The pupils at Roseberry Primary School are having their say at the same time as the country goes to the polls.

Having deliberated over the last few weeks, they are casting their vote.

For weeks leading up to election day, the whole of the Billingham school has been divided into parties, devoting time into researching, debating and campaigning.

Sally Atkinson, MFL Lead, said: “We have been giving the children the opportunity to represent different political parties, which they drew out of a hat.

“This has helped to further their understanding of the different manifestos and the power of persuasion. It also gives them the opportunity to look for the good in everything.”

The children are invited to register to vote, and post their vote at the mock polling station using ballot boxes set up within the school to reflect the UK’s voting system.

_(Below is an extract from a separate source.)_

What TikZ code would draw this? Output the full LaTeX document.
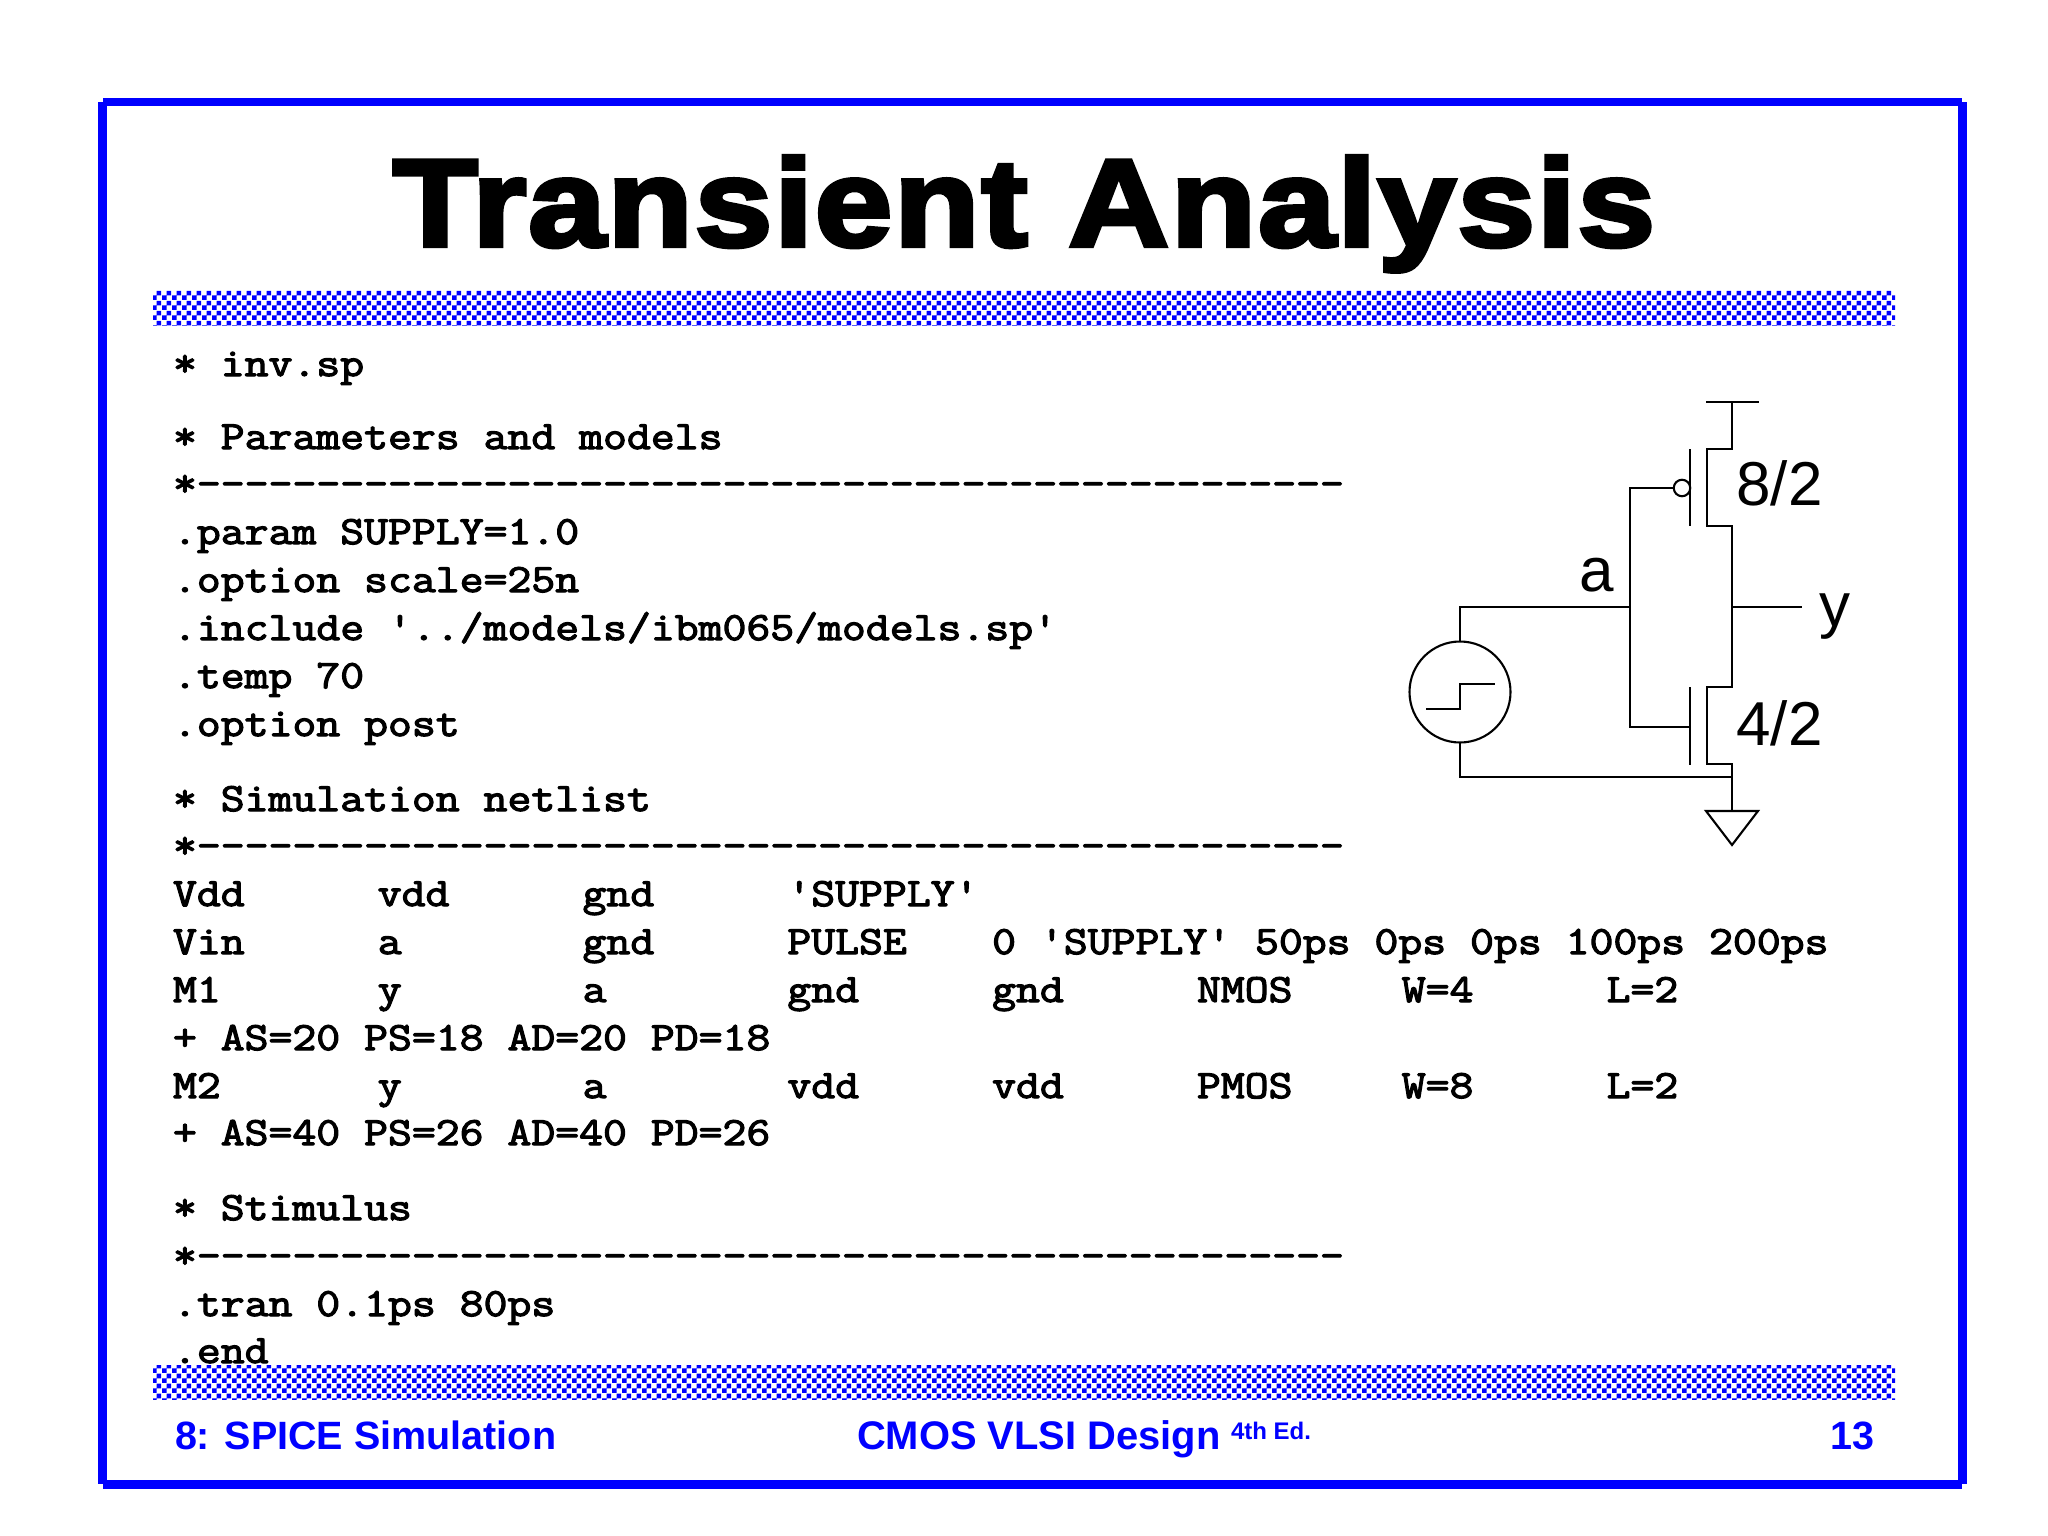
\documentclass[tikz,border=0pt]{standalone}
\usepackage{fontspec}
\usetikzlibrary{patterns}
\setmainfont{Liberation Sans}
\newfontfamily\titlefont[FakeBold=3.6,FakeStretch=1.125,LetterSpace=1.5]{Liberation Sans Bold}
\newfontfamily\codefont[FakeStretch=1.16,FakeBold=3]{Latin Modern Mono}
\newfontfamily\footfont{Liberation Sans Bold}
\definecolor{slideblue}{RGB}{0,0,255}
\pgfdeclarepatternformonly{slidecheck}{\pgfqpoint{0pt}{0pt}}{\pgfqpoint{9.5pt}{9.5pt}}{\pgfqpoint{9.5pt}{9.5pt}}{%
  \pgfpathrectangle{\pgfqpoint{0pt}{0pt}}{\pgfqpoint{4.75pt}{4.75pt}}%
  \pgfpathrectangle{\pgfqpoint{4.75pt}{4.75pt}}{\pgfqpoint{4.75pt}{4.75pt}}%
  \pgfusepath{fill}}
\newcommand{\codesize}{\fontsize{40}{40}\selectfont}
\newcommand{\cl}[1]{\makebox[204.8pt][l]{#1}}
\tikzset{
  x=1pt,y=-1pt,
  band/.style={pattern=slidecheck,pattern color=slideblue},
  framebar/.style={fill=slideblue},
  code/.style={anchor=base west,inner sep=0pt,outer sep=0pt,font=\codefont\codesize},
  foot/.style={inner sep=0pt,outer sep=0pt,text=slideblue,font=\footfont\fontsize{39.5}{40}\selectfont},
  lbl/.style={inner sep=0pt,outer sep=0pt,anchor=base west,font=\fontsize{62}{62}\selectfont},
  wire/.style={line width=2.1pt,line join=miter},
}
\begin{document}
\begin{tikzpicture}
\useasboundingbox (0,0) rectangle (2048,1536);
\fill[white] (0,0) rectangle (2048,1536);
\fill[framebar] (103,98) rectangle (1962,106.5);
\fill[framebar] (103,1480) rectangle (1962,1488.5);
\fill[framebar] (98,102) rectangle (106.5,1484);
\fill[framebar] (1958,102) rectangle (1966.5,1484);
\fill[band] (153,290) rectangle (1895,325);
\fill[band] (153,1365) rectangle (1895,1399);
\node[anchor=base,inner sep=0pt,font=\titlefont\fontsize{124}{124}\selectfont] (title) at (1024,246) {Transient Analysis};
\node[code] (l1) at (173,376) {* inv.sp};
\node[code] (l2) at (173,449) {* Parameters and models};
\node[code] (l3) at (173,496) {*------------------------------------------------};
\node[code] (l4) at (173,544) {.param SUPPLY=1.0};
\node[code] (l5) at (173,592) {.option scale=25n};
\node[code] (l6) at (173,640) {.include '../models/ibm065/models.sp'};
\node[code] (l7) at (173,688) {.temp 70};
\node[code] (l8) at (173,736) {.option post};
\node[code] (l9) at (173,811) {* Simulation netlist};
\node[code] (l10) at (173,858) {*------------------------------------------------};
\node[code] (l11) at (173,906) {\cl{Vdd}\cl{vdd}\cl{gnd}'SUPPLY'};
\node[code] (l12) at (173,954) {\cl{Vin}\cl{a}\cl{gnd}\cl{PULSE}0 'SUPPLY' 50ps 0ps 0ps 100ps 200ps};
\node[code] (l13) at (173,1002) {\cl{M1}\cl{y}\cl{a}\cl{gnd}\cl{gnd}\cl{NMOS}\cl{W=4}L=2};
\node[code] (l14) at (173,1050) {+ AS=20 PS=18 AD=20 PD=18};
\node[code] (l15) at (173,1098) {\cl{M2}\cl{y}\cl{a}\cl{vdd}\cl{vdd}\cl{PMOS}\cl{W=8}L=2};
\node[code] (l16) at (173,1145) {+ AS=40 PS=26 AD=40 PD=26};
\node[code] (l17) at (173,1220) {* Stimulus};
\node[code] (l18) at (173,1268) {*------------------------------------------------};
\node[code] (l19) at (173,1316) {.tran 0.1ps 80ps};
\node[code] (l20) at (173,1363) {.end};
\node[foot,anchor=base west] (f1) at (175,1449) {8: SPICE Simulation};
\node[foot,anchor=base west,font=\footfont\fontsize{39.9}{40}\selectfont] (f2) at (857,1449) {CMOS VLSI Design};
\node[foot,anchor=base west,font=\footfont\fontsize{24}{24}\selectfont] (f3) at (1231,1439) {4th Ed.};
\node[foot,anchor=base east] (f4) at (1874,1449) {13};
% schematic
\coordinate (vl) at (1706,402); \coordinate (vr) at (1759,402); \coordinate (vm) at (1732,402);
\coordinate (pd1) at (1732,449); \coordinate (pd2) at (1707,449);
\coordinate (pd3) at (1707,526); \coordinate (pd4) at (1732,526);
\coordinate (nd1) at (1732,687); \coordinate (nd2) at (1707,687);
\coordinate (nd3) at (1707,764); \coordinate (nd4) at (1732,764);
\coordinate (gndtop) at (1732,811);
\coordinate (gl) at (1706,811); \coordinate (gr) at (1758,811); \coordinate (ga) at (1732,845);
\coordinate (pg1) at (1690,449); \coordinate (pg2) at (1690,526);
\coordinate (ng1) at (1690,687); \coordinate (ng2) at (1690,765); \coordinate (ngw) at (1690,727);
\coordinate (gwp) at (1630,488); \coordinate (gwn) at (1630,727); \coordinate (aj) at (1630,607);
\coordinate (atop) at (1460,607); \coordinate (bot) at (1460,777); \coordinate (botr) at (1732,777);
\coordinate (yj) at (1732,607); \coordinate (yend) at (1802,607);
\coordinate (s1) at (1426,709); \coordinate (s2) at (1460,709); \coordinate (s3) at (1460,684); \coordinate (s4) at (1495,684);
\node[draw,wire,circle,inner sep=0pt,minimum size=101pt,outer sep=0pt] (src) at (1460,692) {};
\node[draw,wire,circle,inner sep=0pt,minimum size=16.5pt,outer sep=0pt] (bub) at (1682,488) {};
\draw[wire] (vl) -- (vr);
\draw[wire] (vm) -- (pd1) -- (pd2) -- (pd3) -- (pd4) -- (nd1) -- (nd2) -- (nd3) -- (nd4) -- (gndtop);
\draw[wire] (gl) -- (gr) -- (ga) -- cycle;
\draw[wire] (pg1) -- (pg2);
\draw[wire] (ng1) -- (ng2);
\draw[wire] (bub.west) -- (gwp) -- (gwn) -- (ngw);
\draw[wire] (aj) -- (atop) -- (src.north);
\draw[wire] (src.south) -- (bot) -- (botr);
\draw[wire] (yj) -- (yend);
\draw[wire] (s1) -- (s2) -- (s3) -- (s4);
\node[lbl] (w1) at (1736.5,505) {8/2};
\node[lbl] (w2) at (1736.5,745) {4/2};
\node[lbl] (a) at (1579,591) {a};
\node[lbl] (y) at (1819,626) {y};
\end{tikzpicture}
\end{document}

Headteacher Maggie Fearnley said: “We decided to carry out the mock general election throughout the whole of the school to demonstrate the process of voting to prepare the children for their future.

“To educate the children at such a young age provides them with the knowledge and experience in making a well informed decision – that will not only help for the future general elections but any large decisions they need to take in their lifetime.”

Roseberry pupil Liam, aged 7, said he didn’t know anything about the general election prior to the activities, now he understands the importance of voting.

Jennifer, aged 10, said: “It’s really important to vote because people have worked so hard to give us the option.”

Fellow school pupils Brandon and Ruby, aged 9, said: “If you don’t vote someone who you don’t agree with could be in charge and you might not be happy with the decision.”

Linda Hollinshead, assistant headteacher, added: “Giving our children the chance to give their opinion as well as understand the process is such a valuable opportunity. It’s been great to hear the children’s debates and views.”

This is not the first-time the children have played a part in politics, they staged a mock vote on the EU Referendum last year.